→ TASK DIRECTIONS
Could you copy exactly the lines from the start of the records through the one containing "const yStep = 100;", both included, and leave out the pictures?

— START OF EXTRACTED MATERIAL —

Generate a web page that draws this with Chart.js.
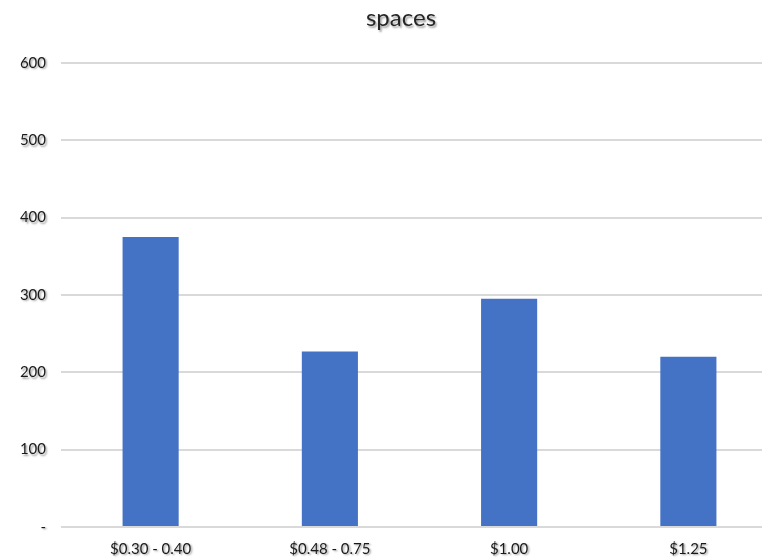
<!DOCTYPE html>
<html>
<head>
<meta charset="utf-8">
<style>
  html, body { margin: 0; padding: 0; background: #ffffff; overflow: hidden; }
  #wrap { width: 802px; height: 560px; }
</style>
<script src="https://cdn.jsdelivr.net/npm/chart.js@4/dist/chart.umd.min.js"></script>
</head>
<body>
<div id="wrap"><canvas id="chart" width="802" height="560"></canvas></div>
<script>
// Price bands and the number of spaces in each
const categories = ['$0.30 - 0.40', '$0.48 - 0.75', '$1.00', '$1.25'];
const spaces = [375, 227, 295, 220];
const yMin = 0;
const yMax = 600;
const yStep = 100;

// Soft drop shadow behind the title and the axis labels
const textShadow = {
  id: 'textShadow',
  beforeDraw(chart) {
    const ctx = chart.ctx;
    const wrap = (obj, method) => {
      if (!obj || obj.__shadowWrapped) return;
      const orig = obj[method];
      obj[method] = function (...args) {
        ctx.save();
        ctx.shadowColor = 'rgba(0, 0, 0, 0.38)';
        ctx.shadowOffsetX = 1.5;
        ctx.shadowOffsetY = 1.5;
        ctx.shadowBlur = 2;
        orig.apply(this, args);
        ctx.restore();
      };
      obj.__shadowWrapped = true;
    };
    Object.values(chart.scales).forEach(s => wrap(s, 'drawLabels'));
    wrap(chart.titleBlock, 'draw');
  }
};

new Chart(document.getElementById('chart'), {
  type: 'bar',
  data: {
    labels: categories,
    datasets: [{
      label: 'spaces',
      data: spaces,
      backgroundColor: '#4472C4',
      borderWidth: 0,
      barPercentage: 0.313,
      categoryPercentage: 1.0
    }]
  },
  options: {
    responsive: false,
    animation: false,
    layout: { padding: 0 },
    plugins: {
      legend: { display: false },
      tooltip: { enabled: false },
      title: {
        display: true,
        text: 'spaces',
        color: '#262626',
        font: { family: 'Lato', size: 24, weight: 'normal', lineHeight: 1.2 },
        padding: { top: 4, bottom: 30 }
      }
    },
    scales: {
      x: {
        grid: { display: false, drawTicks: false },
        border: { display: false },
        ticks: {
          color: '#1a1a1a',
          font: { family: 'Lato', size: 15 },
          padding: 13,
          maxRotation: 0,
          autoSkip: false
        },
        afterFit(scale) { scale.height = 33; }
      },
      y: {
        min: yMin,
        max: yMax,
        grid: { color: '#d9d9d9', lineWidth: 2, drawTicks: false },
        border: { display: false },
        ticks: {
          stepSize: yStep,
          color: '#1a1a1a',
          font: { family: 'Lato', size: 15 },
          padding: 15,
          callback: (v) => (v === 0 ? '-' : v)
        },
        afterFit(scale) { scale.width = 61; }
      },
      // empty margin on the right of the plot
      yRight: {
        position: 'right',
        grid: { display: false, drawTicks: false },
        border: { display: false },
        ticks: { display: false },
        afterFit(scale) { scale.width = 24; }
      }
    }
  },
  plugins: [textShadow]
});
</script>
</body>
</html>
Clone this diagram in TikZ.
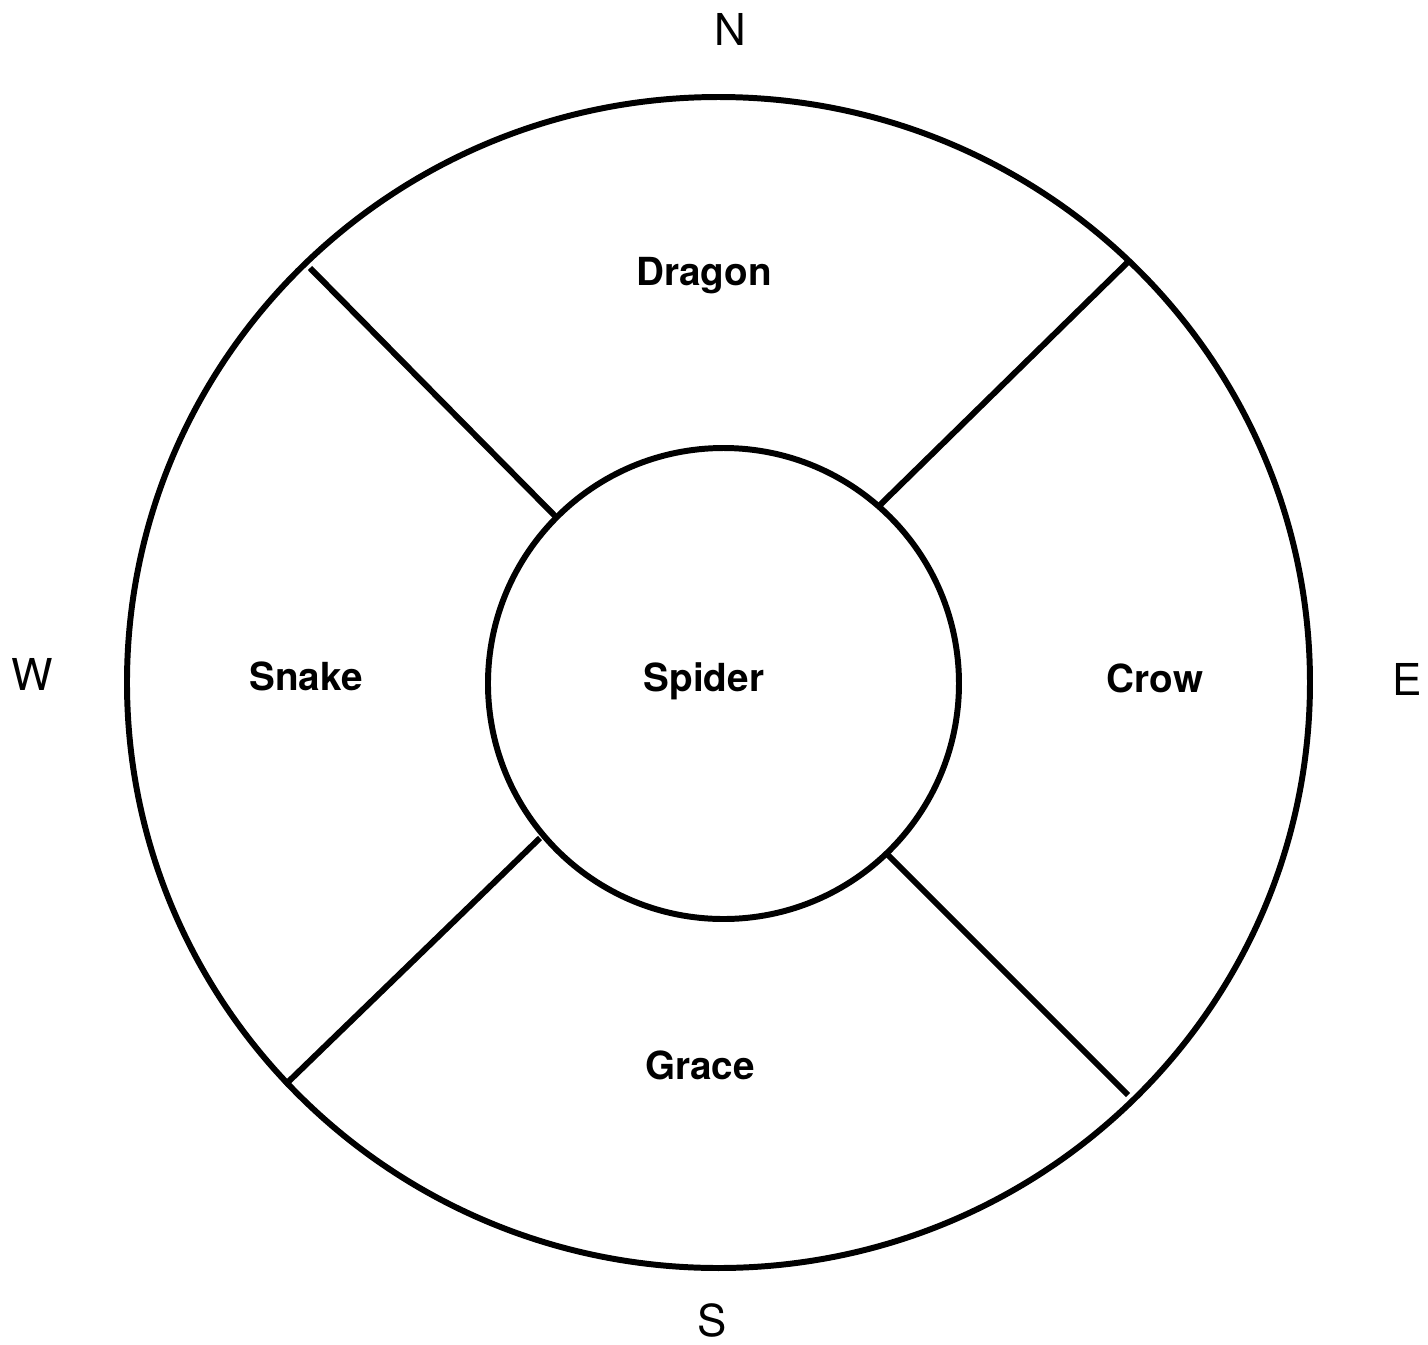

— END OF EXTRACTED MATERIAL —

→ RESPONSE BELOW
Generate a web page that draws this with Chart.js.
<!DOCTYPE html>
<html>
<head>
<meta charset="utf-8">
<style>
  html, body { margin: 0; padding: 0; background: #ffffff; overflow: hidden; }
  #wrap { width: 802px; height: 560px; }
</style>
<script src="https://cdn.jsdelivr.net/npm/chart.js@4/dist/chart.umd.min.js"></script>
</head>
<body>
<div id="wrap"><canvas id="chart" width="802" height="560"></canvas></div>
<script>
// Price bands and the number of spaces in each
const categories = ['$0.30 - 0.40', '$0.48 - 0.75', '$1.00', '$1.25'];
const spaces = [375, 227, 295, 220];
const yMin = 0;
const yMax = 600;
const yStep = 100;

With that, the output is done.